The authority implicit in this systematicity is further explicated and formulated by the editors as an ideology which entails legitimization through the up-to-dateness and comparability of the information selected and included in the work, in their introduction at the beginning of the section entitled "1988 Britannica World Data". Here we can read:
"Two principal goals in the creation of the Britannica World Data were up-to-dateness and comparability, each possible separately, but not always possible to combine [...] In general, the editors have opted for maximum up-to-dateness in the country statistical boxes and maximum comparability in the thematic tables, so as to take the best advantage of late information, published and unpublished.
Comparability, however, resides in the meaning of the numbers compiled, which may differ greatly from country to country [...] Every effort has been made to obtain the best combination of comparability and up-to-dateness from available sources, and, when the completeness of a country's published data permitted, to analyse it further for better agreement in coverage, scope and datedness..." [p. 532]
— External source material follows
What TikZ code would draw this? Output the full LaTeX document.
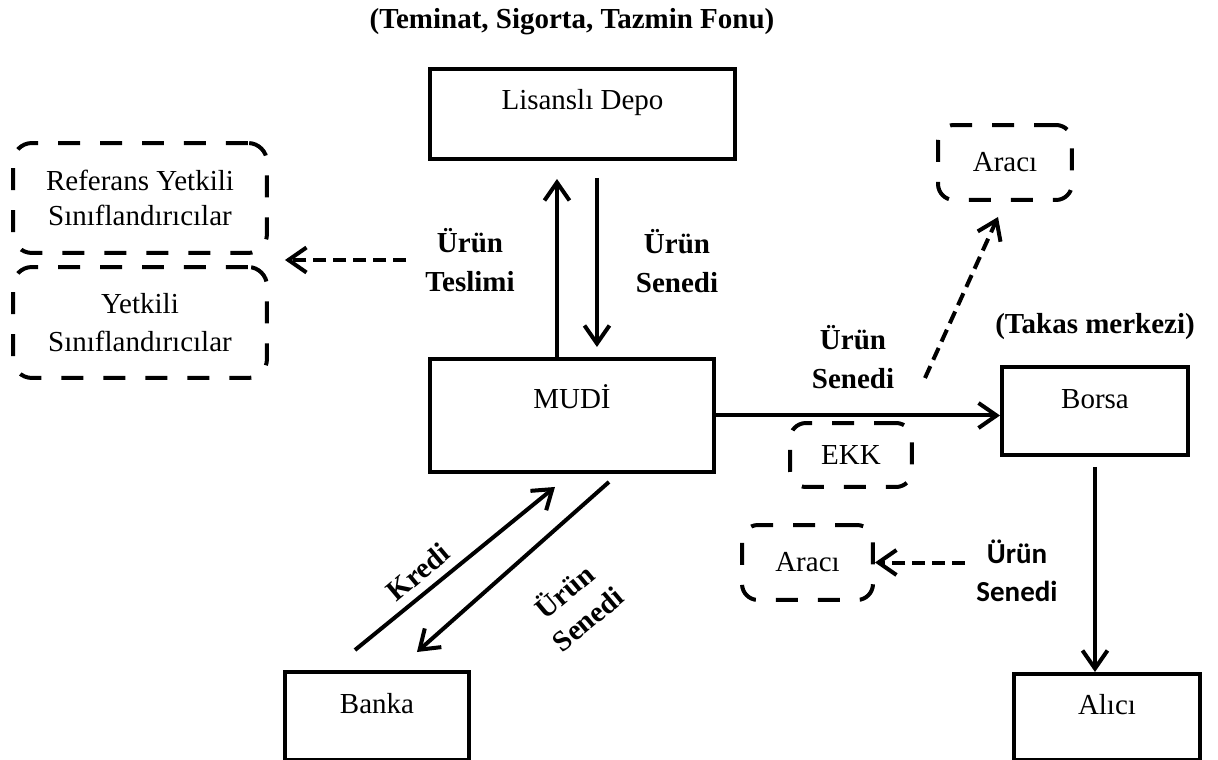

All in all, on this one page, we find the words "up-to-dateness", or synonymical variants of it, such as "most recent", "the latest", "updated continuously" and "datedness" as many as 13 times. The comparability issue too is discussed at great length. The legitimacy of the authority of this particular work is then to a large degree determined and defined by such claims to up-to-dateness. The total length of the 1988 Britannica Book of the Year is just over 900 pages. The enormity of assuring that every item in even such a small work [also seen in relation to the same issue for the whole of the Encyclopaedia Britannica which encompasses several thousand pages] is up to date in a world where new meanings and knowledge is constantly being generated (both within and outside of the discourses of what we know as "science") will of course be immediately apparent.